--- BEGIN ---
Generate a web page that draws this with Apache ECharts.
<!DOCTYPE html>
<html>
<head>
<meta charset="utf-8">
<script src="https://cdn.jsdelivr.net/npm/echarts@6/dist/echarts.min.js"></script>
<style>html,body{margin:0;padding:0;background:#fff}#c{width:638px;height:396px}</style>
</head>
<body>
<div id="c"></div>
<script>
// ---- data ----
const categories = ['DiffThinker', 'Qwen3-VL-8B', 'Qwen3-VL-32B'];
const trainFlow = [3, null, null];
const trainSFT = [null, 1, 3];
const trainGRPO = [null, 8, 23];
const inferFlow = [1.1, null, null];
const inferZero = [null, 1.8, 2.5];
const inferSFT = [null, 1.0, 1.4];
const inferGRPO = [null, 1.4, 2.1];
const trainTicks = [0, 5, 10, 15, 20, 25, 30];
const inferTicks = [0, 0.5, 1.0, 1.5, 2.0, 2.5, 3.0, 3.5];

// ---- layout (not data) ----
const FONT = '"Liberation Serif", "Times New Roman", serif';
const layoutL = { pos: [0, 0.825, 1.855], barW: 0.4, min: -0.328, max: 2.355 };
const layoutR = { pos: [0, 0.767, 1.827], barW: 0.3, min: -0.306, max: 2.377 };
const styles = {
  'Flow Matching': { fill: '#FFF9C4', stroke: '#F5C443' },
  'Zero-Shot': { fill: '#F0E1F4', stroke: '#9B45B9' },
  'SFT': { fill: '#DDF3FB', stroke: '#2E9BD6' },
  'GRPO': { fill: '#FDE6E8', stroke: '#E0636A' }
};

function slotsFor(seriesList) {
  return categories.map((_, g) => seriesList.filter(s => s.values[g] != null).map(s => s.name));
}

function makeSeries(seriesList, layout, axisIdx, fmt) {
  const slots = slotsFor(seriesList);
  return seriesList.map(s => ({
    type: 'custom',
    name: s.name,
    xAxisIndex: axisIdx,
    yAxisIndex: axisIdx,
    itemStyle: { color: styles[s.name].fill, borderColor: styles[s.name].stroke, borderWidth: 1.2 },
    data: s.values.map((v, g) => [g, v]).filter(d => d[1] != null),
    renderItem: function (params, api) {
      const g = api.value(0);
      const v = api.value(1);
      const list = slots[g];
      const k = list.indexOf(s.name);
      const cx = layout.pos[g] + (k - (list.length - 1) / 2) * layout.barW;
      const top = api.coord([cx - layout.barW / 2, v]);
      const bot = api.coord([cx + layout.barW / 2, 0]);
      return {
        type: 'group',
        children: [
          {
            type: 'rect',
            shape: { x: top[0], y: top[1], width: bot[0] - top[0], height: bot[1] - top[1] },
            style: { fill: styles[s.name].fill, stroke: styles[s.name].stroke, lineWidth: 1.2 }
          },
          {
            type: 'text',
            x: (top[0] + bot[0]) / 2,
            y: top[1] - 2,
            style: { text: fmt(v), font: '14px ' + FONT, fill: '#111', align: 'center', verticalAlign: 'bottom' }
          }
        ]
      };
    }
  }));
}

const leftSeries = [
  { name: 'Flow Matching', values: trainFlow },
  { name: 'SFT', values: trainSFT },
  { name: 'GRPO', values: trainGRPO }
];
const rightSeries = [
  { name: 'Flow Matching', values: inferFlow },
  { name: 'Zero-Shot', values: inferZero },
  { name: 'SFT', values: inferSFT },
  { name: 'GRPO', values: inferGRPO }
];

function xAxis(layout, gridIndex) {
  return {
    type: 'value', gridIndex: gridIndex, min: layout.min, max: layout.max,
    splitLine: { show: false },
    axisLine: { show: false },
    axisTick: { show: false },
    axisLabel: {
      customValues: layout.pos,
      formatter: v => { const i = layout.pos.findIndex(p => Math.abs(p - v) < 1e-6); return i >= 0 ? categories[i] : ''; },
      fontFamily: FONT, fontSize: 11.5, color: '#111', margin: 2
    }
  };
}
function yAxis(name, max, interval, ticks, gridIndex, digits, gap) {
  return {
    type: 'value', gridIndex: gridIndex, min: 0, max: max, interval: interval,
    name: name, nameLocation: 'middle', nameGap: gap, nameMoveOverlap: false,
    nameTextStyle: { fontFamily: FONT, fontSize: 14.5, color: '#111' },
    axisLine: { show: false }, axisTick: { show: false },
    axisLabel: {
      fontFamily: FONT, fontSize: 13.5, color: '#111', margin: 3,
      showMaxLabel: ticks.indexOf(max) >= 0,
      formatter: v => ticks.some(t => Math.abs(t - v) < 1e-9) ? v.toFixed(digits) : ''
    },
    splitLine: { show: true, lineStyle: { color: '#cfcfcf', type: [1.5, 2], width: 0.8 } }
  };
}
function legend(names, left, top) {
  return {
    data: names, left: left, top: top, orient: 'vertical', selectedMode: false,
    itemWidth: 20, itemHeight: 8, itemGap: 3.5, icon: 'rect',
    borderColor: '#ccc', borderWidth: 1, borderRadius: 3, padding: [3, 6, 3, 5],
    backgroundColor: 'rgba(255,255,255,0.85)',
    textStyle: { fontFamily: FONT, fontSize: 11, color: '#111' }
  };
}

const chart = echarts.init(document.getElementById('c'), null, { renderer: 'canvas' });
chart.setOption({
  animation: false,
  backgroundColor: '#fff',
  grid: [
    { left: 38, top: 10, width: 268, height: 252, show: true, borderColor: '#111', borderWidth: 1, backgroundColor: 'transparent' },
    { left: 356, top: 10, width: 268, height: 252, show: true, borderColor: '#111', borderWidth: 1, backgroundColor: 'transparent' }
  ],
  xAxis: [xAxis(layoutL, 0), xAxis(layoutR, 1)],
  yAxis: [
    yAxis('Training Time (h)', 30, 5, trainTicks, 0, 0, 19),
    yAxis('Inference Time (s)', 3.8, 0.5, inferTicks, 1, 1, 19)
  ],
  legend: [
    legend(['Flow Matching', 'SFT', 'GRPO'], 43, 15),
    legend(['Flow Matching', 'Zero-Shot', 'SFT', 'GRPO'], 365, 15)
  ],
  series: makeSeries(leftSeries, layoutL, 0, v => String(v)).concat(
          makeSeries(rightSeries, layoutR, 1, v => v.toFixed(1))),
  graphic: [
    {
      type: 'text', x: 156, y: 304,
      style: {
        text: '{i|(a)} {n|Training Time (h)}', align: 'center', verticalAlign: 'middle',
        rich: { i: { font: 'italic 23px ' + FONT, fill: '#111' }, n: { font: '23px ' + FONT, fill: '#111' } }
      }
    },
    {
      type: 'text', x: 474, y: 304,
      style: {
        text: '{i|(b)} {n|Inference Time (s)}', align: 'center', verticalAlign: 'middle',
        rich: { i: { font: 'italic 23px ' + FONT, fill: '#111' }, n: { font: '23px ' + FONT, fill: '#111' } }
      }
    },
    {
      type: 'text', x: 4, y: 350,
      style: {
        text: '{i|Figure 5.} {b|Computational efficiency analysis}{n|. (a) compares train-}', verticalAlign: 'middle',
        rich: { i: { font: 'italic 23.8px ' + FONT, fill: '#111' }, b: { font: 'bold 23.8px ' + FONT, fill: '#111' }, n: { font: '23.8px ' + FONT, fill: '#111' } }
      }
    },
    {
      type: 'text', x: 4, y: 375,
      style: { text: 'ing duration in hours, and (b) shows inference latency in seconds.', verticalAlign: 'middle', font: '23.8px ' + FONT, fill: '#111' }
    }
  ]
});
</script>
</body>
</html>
--- END ---
--- BEGIN ---
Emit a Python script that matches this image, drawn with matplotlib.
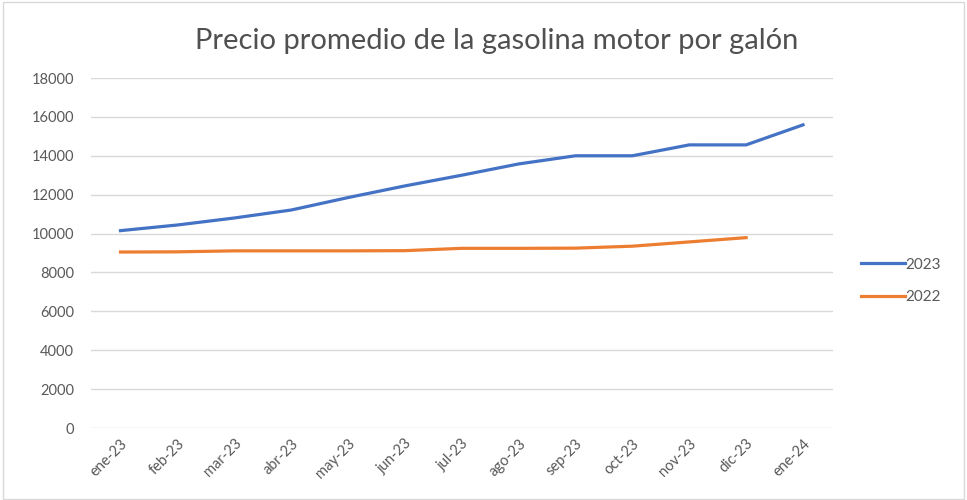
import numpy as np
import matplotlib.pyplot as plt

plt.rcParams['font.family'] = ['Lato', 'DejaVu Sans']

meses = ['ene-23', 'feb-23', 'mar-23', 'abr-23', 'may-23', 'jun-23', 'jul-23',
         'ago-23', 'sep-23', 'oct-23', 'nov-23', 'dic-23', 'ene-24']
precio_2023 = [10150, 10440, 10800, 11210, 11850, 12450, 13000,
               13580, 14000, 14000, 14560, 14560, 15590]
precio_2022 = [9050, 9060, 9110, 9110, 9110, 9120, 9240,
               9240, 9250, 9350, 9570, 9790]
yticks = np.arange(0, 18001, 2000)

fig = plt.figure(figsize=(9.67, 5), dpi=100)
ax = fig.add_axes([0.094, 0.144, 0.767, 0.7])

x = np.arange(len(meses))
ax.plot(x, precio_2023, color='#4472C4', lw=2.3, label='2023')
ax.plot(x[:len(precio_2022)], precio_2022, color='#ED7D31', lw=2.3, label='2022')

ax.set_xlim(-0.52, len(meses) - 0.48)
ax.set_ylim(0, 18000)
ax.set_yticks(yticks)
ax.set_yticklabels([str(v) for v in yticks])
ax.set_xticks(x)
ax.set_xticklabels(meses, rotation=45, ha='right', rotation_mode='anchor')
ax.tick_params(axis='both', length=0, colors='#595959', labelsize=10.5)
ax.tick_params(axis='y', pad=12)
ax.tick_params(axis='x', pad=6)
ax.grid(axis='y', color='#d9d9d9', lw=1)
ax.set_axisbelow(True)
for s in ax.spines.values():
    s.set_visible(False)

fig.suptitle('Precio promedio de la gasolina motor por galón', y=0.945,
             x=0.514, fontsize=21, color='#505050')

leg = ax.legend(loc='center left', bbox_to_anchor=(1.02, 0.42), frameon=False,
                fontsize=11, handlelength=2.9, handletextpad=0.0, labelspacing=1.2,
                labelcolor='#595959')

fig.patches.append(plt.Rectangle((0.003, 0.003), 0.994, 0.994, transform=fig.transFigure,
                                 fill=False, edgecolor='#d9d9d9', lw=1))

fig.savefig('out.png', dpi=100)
--- END ---
TASK PROMPT :: Give again the lines from the one with "Generate a web" to the one with "const inferTicks = [0, 0.5, 1.0, 1.5, 2.0, 2.5, 3.0, 3.5];", both lines included, exactly and with no other line.

RESULT OF THE TASK ::
Generate a web page that draws this with Apache ECharts.
<!DOCTYPE html>
<html>
<head>
<meta charset="utf-8">
<script src="https://cdn.jsdelivr.net/npm/echarts@6/dist/echarts.min.js"></script>
<style>html,body{margin:0;padding:0;background:#fff}#c{width:638px;height:396px}</style>
</head>
<body>
<div id="c"></div>
<script>
// ---- data ----
const categories = ['DiffThinker', 'Qwen3-VL-8B', 'Qwen3-VL-32B'];
const trainFlow = [3, null, null];
const trainSFT = [null, 1, 3];
const trainGRPO = [null, 8, 23];
const inferFlow = [1.1, null, null];
const inferZero = [null, 1.8, 2.5];
const inferSFT = [null, 1.0, 1.4];
const inferGRPO = [null, 1.4, 2.1];
const trainTicks = [0, 5, 10, 15, 20, 25, 30];
const inferTicks = [0, 0.5, 1.0, 1.5, 2.0, 2.5, 3.0, 3.5];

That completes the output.